### What to work on
Skip all pictures, then print the remaining material exactly.

— START —

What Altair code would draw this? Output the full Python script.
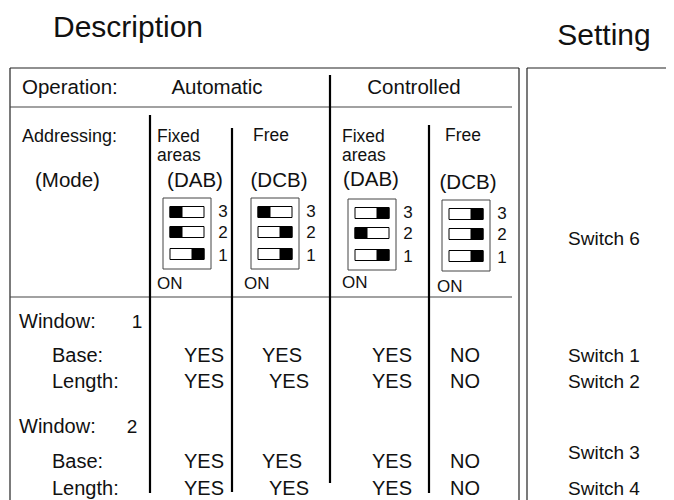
import altair as alt
import pandas as pd

# ---------------- content ----------------
TITLES = ["Description", "Setting"]
OPERATION_LABEL = "Operation:"
OPERATIONS = ["Automatic", "Controlled"]
ADDRESSING_LABEL = "Addressing:"
MODE_LABEL = "(Mode)"
ADDRESSING = ["Fixed areas", "Free", "Fixed areas", "Free"]
MODES = ["(DAB)", "(DCB)", "(DAB)", "(DCB)"]
SWITCH_NUMBERS = [3, 2, 1]
SWITCH_RIGHT = [[0, 0, 1], [0, 1, 1], [1, 0, 1], [1, 1, 1]]  # 1 = slider on right
ON_LABEL = "ON"
SWITCH6 = "Switch 6"
WINDOW_LABEL = "Window:"
WINDOWS = [1, 2]
ROW_LABELS = ["Base:", "Length:", "Base:", "Length:"]
VALUES = [
    ["YES", "YES", "YES", "NO"],
    ["YES", "YES", "YES", "NO"],
    ["YES", "YES", "YES", "NO"],
    ["YES", "YES", "YES", "NO"],
]
SETTINGS = ["Switch 1", "Switch 2", "Switch 3", "Switch 4"]

# ---------------- layout ----------------
W, H, M = 658, 492, 8
FONT = "Liberation Sans"
xs = alt.Scale(domain=[M, M + W], range=[0, W], nice=False, zero=False)
ys = alt.Scale(domain=[M, M + H], range=[0, H], nice=False, zero=False)

BOX_TOP = 68
BOTTOM = 505
LEFT, LEFT_R, RIGHT_L, RIGHT_R = 10, 519, 527, 690
SEP_END = 512
OP_Y, OP_LINE = 88, 107
HEAD_LINE = 297
COL_LINES = [(150, 115, 493), (232, 128, 492), (330, 75, 483), (429, 125, 493)]

lines = [
    (LEFT, LEFT_R, BOX_TOP, BOX_TOP, 1.2, "#222"),
    (RIGHT_L, RIGHT_R, BOX_TOP, BOX_TOP, 1.2, "#222"),
    (LEFT, LEFT, BOX_TOP, BOTTOM, 1.2, "#222"),
    (LEFT_R, LEFT_R, BOX_TOP, BOTTOM, 1.2, "#222"),
    (RIGHT_L, RIGHT_L, BOX_TOP, BOTTOM, 1.2, "#222"),
    (LEFT, SEP_END, OP_LINE, OP_LINE, 1.2, "#444"),
    (LEFT, SEP_END, HEAD_LINE, HEAD_LINE, 1.2, "#444"),
]
for cx, y1, y2 in COL_LINES:
    lines.append((cx, cx, y1, y2, 2.2, "#000"))
lines_df = pd.DataFrame(lines, columns=["x", "x2", "y", "y2", "w", "c"])

# switch blocks
BOX_X = [163, 251, 348, 442]
BOX_TOPS = [198, 198, 199, 200]
BOX_W, BOX_H = 48, 71
TOG_DX, TOG_W, TOG_H, KNOB_W = 7, 34, 11, 12
TOG_DY = [14, 34, 56]
NUM_DY = [14, 35, 58]
ON_X = [157, 244, 342, 437]
ON_Y = [284, 284, 283, 287]

rects = []
texts_left, texts_center = [], []
for i, (bx, bt) in enumerate(zip(BOX_X, BOX_TOPS)):
    rects.append((bx, bx + BOX_W, bt, bt + BOX_H, "#ffffff", "#444"))
    for k, num in enumerate(SWITCH_NUMBERS):
        cy = bt + TOG_DY[k]
        tx = bx + TOG_DX
        rects.append((tx, tx + TOG_W, cy - TOG_H / 2, cy + TOG_H / 2, "#ffffff", "#000"))
        if SWITCH_RIGHT[i][k]:
            rects.append((tx + TOG_W - KNOB_W, tx + TOG_W, cy - TOG_H / 2, cy + TOG_H / 2, "#000", "#000"))
        else:
            rects.append((tx, tx + KNOB_W, cy - TOG_H / 2, cy + TOG_H / 2, "#000", "#000"))
        texts_center.append((bx + BOX_W + 12, bt + NUM_DY[k], str(num), 17))
    texts_left.append((ON_X[i], ON_Y[i], ON_LABEL, 17))
rects_df = pd.DataFrame(rects, columns=["x", "x2", "y", "y2", "f", "s"])

# titles
texts_center.append((128, 28, TITLES[0], 30))
texts_center.append((604, 36, TITLES[1], 30))

# header rows
texts_left.append((22, OP_Y, OPERATION_LABEL, 20.5))
texts_center.append((217, OP_Y, OPERATIONS[0], 20.5))
texts_center.append((414, OP_Y, OPERATIONS[1], 20.5))
texts_left.append((22, 137, ADDRESSING_LABEL, 18))
texts_left.append((35, 181, MODE_LABEL, 20.5))

ADDR_X = [157, 253, 342, 445]
ADDR_Y = [137, 136, 137, 136]
MODE_X = [195, 279, 371, 468]
MODE_Y = [181, 181, 180, 183]
for i, a in enumerate(ADDRESSING):
    for j, part in enumerate(a.split(" ")):
        texts_left.append((ADDR_X[i], ADDR_Y[i] + 19 * j, part, 17.5))
    texts_center.append((MODE_X[i], MODE_Y[i], MODES[i], 20.5))

texts_center.append((604, 239, SWITCH6, 19))

# body rows
WIN_Y = [322, 427]
WIN_NUM_X = [137, 132]
for w, wy, wx in zip(WINDOWS, WIN_Y, WIN_NUM_X):
    texts_left.append((19, wy, WINDOW_LABEL, 20))
    texts_center.append((wx, wy, str(w), 19))

ROW_Y = [356, 382, 462, 489]
SET_Y = [356, 382, 453, 489]
COL_CX = [[204, 282, 392, 465], [204, 289, 392, 465], [204, 282, 392, 465], [204, 289, 392, 465]]
for r, (lab, ry) in enumerate(zip(ROW_LABELS, ROW_Y)):
    texts_left.append((52, ry, lab, 20))
    for c, v in enumerate(VALUES[r]):
        texts_center.append((COL_CX[r][c], ry, v, 20))
    texts_center.append((604, SET_Y[r], SETTINGS[r], 19))

cols = ["x", "y", "t", "fs"]
X = lambda f="x": alt.X(f"{f}:Q", scale=xs, axis=None)
Y = lambda f="y": alt.Y(f"{f}:Q", scale=ys, axis=None)

rule_layer = alt.Chart(lines_df).mark_rule(strokeCap="butt").encode(
    x=X(), x2="x2:Q", y=Y(), y2="y2:Q",
    strokeWidth=alt.StrokeWidth("w:Q", scale=None),
    color=alt.Color("c:N", scale=None),
)
rect_layer = alt.Chart(rects_df).mark_rect(strokeWidth=1).encode(
    x=X(), x2="x2:Q", y=Y(), y2="y2:Q",
    fill=alt.Fill("f:N", scale=None),
    stroke=alt.Stroke("s:N", scale=None),
)


def text_layer(rows, align):
    return alt.Chart(pd.DataFrame(rows, columns=cols)).mark_text(
        align=align, baseline="middle", font=FONT, color="#111"
    ).encode(x=X(), y=Y(), text="t:N", size=alt.Size("fs:Q", scale=None))


chart = alt.layer(
    rule_layer,
    rect_layer,
    text_layer(texts_left, "left"),
    text_layer(texts_center, "center"),
).properties(
    width=W, height=H, padding=0, autosize=alt.AutoSizeParams(type="none")
).configure_view(stroke=None)

chart.save("out.html", embed_options={"renderer": "svg", "actions": False})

— END —

### Written response
What Altair code would draw this? Output the full Python script.
import altair as alt
import pandas as pd

# ---------------- content ----------------
TITLES = ["Description", "Setting"]
OPERATION_LABEL = "Operation:"
OPERATIONS = ["Automatic", "Controlled"]
ADDRESSING_LABEL = "Addressing:"
MODE_LABEL = "(Mode)"
ADDRESSING = ["Fixed areas", "Free", "Fixed areas", "Free"]
MODES = ["(DAB)", "(DCB)", "(DAB)", "(DCB)"]
SWITCH_NUMBERS = [3, 2, 1]
SWITCH_RIGHT = [[0, 0, 1], [0, 1, 1], [1, 0, 1], [1, 1, 1]]  # 1 = slider on right
ON_LABEL = "ON"
SWITCH6 = "Switch 6"
WINDOW_LABEL = "Window:"
WINDOWS = [1, 2]
ROW_LABELS = ["Base:", "Length:", "Base:", "Length:"]
VALUES = [
    ["YES", "YES", "YES", "NO"],
    ["YES", "YES", "YES", "NO"],
    ["YES", "YES", "YES", "NO"],
    ["YES", "YES", "YES", "NO"],
]
SETTINGS = ["Switch 1", "Switch 2", "Switch 3", "Switch 4"]

# ---------------- layout ----------------
W, H, M = 658, 492, 8
FONT = "Liberation Sans"
xs = alt.Scale(domain=[M, M + W], range=[0, W], nice=False, zero=False)
ys = alt.Scale(domain=[M, M + H], range=[0, H], nice=False, zero=False)

BOX_TOP = 68
BOTTOM = 505
LEFT, LEFT_R, RIGHT_L, RIGHT_R = 10, 519, 527, 690
SEP_END = 512
OP_Y, OP_LINE = 88, 107
HEAD_LINE = 297
COL_LINES = [(150, 115, 493), (232, 128, 492), (330, 75, 483), (429, 125, 493)]

lines = [
    (LEFT, LEFT_R, BOX_TOP, BOX_TOP, 1.2, "#222"),
    (RIGHT_L, RIGHT_R, BOX_TOP, BOX_TOP, 1.2, "#222"),
    (LEFT, LEFT, BOX_TOP, BOTTOM, 1.2, "#222"),
    (LEFT_R, LEFT_R, BOX_TOP, BOTTOM, 1.2, "#222"),
    (RIGHT_L, RIGHT_L, BOX_TOP, BOTTOM, 1.2, "#222"),
    (LEFT, SEP_END, OP_LINE, OP_LINE, 1.2, "#444"),
    (LEFT, SEP_END, HEAD_LINE, HEAD_LINE, 1.2, "#444"),
]
for cx, y1, y2 in COL_LINES:
    lines.append((cx, cx, y1, y2, 2.2, "#000"))
lines_df = pd.DataFrame(lines, columns=["x", "x2", "y", "y2", "w", "c"])

# switch blocks
BOX_X = [163, 251, 348, 442]
BOX_TOPS = [198, 198, 199, 200]
BOX_W, BOX_H = 48, 71
TOG_DX, TOG_W, TOG_H, KNOB_W = 7, 34, 11, 12
TOG_DY = [14, 34, 56]
NUM_DY = [14, 35, 58]
ON_X = [157, 244, 342, 437]
ON_Y = [284, 284, 283, 287]

rects = []
texts_left, texts_center = [], []
for i, (bx, bt) in enumerate(zip(BOX_X, BOX_TOPS)):
    rects.append((bx, bx + BOX_W, bt, bt + BOX_H, "#ffffff", "#444"))
    for k, num in enumerate(SWITCH_NUMBERS):
        cy = bt + TOG_DY[k]
        tx = bx + TOG_DX
        rects.append((tx, tx + TOG_W, cy - TOG_H / 2, cy + TOG_H / 2, "#ffffff", "#000"))
        if SWITCH_RIGHT[i][k]:
            rects.append((tx + TOG_W - KNOB_W, tx + TOG_W, cy - TOG_H / 2, cy + TOG_H / 2, "#000", "#000"))
        else:
            rects.append((tx, tx + KNOB_W, cy - TOG_H / 2, cy + TOG_H / 2, "#000", "#000"))
        texts_center.append((bx + BOX_W + 12, bt + NUM_DY[k], str(num), 17))
    texts_left.append((ON_X[i], ON_Y[i], ON_LABEL, 17))
rects_df = pd.DataFrame(rects, columns=["x", "x2", "y", "y2", "f", "s"])

# titles
texts_center.append((128, 28, TITLES[0], 30))
texts_center.append((604, 36, TITLES[1], 30))

# header rows
texts_left.append((22, OP_Y, OPERATION_LABEL, 20.5))
texts_center.append((217, OP_Y, OPERATIONS[0], 20.5))
texts_center.append((414, OP_Y, OPERATIONS[1], 20.5))
texts_left.append((22, 137, ADDRESSING_LABEL, 18))
texts_left.append((35, 181, MODE_LABEL, 20.5))

ADDR_X = [157, 253, 342, 445]
ADDR_Y = [137, 136, 137, 136]
MODE_X = [195, 279, 371, 468]
MODE_Y = [181, 181, 180, 183]
for i, a in enumerate(ADDRESSING):
    for j, part in enumerate(a.split(" ")):
        texts_left.append((ADDR_X[i], ADDR_Y[i] + 19 * j, part, 17.5))
    texts_center.append((MODE_X[i], MODE_Y[i], MODES[i], 20.5))

texts_center.append((604, 239, SWITCH6, 19))

# body rows
WIN_Y = [322, 427]
WIN_NUM_X = [137, 132]
for w, wy, wx in zip(WINDOWS, WIN_Y, WIN_NUM_X):
    texts_left.append((19, wy, WINDOW_LABEL, 20))
    texts_center.append((wx, wy, str(w), 19))

ROW_Y = [356, 382, 462, 489]
SET_Y = [356, 382, 453, 489]
COL_CX = [[204, 282, 392, 465], [204, 289, 392, 465], [204, 282, 392, 465], [204, 289, 392, 465]]
for r, (lab, ry) in enumerate(zip(ROW_LABELS, ROW_Y)):
    texts_left.append((52, ry, lab, 20))
    for c, v in enumerate(VALUES[r]):
        texts_center.append((COL_CX[r][c], ry, v, 20))
    texts_center.append((604, SET_Y[r], SETTINGS[r], 19))

cols = ["x", "y", "t", "fs"]
X = lambda f="x": alt.X(f"{f}:Q", scale=xs, axis=None)
Y = lambda f="y": alt.Y(f"{f}:Q", scale=ys, axis=None)

rule_layer = alt.Chart(lines_df).mark_rule(strokeCap="butt").encode(
    x=X(), x2="x2:Q", y=Y(), y2="y2:Q",
    strokeWidth=alt.StrokeWidth("w:Q", scale=None),
    color=alt.Color("c:N", scale=None),
)
rect_layer = alt.Chart(rects_df).mark_rect(strokeWidth=1).encode(
    x=X(), x2="x2:Q", y=Y(), y2="y2:Q",
    fill=alt.Fill("f:N", scale=None),
    stroke=alt.Stroke("s:N", scale=None),
)


def text_layer(rows, align):
    return alt.Chart(pd.DataFrame(rows, columns=cols)).mark_text(
        align=align, baseline="middle", font=FONT, color="#111"
    ).encode(x=X(), y=Y(), text="t:N", size=alt.Size("fs:Q", scale=None))


chart = alt.layer(
    rule_layer,
    rect_layer,
    text_layer(texts_left, "left"),
    text_layer(texts_center, "center"),
).properties(
    width=W, height=H, padding=0, autosize=alt.AutoSizeParams(type="none")
).configure_view(stroke=None)

chart.save("out.html", embed_options={"renderer": "svg", "actions": False})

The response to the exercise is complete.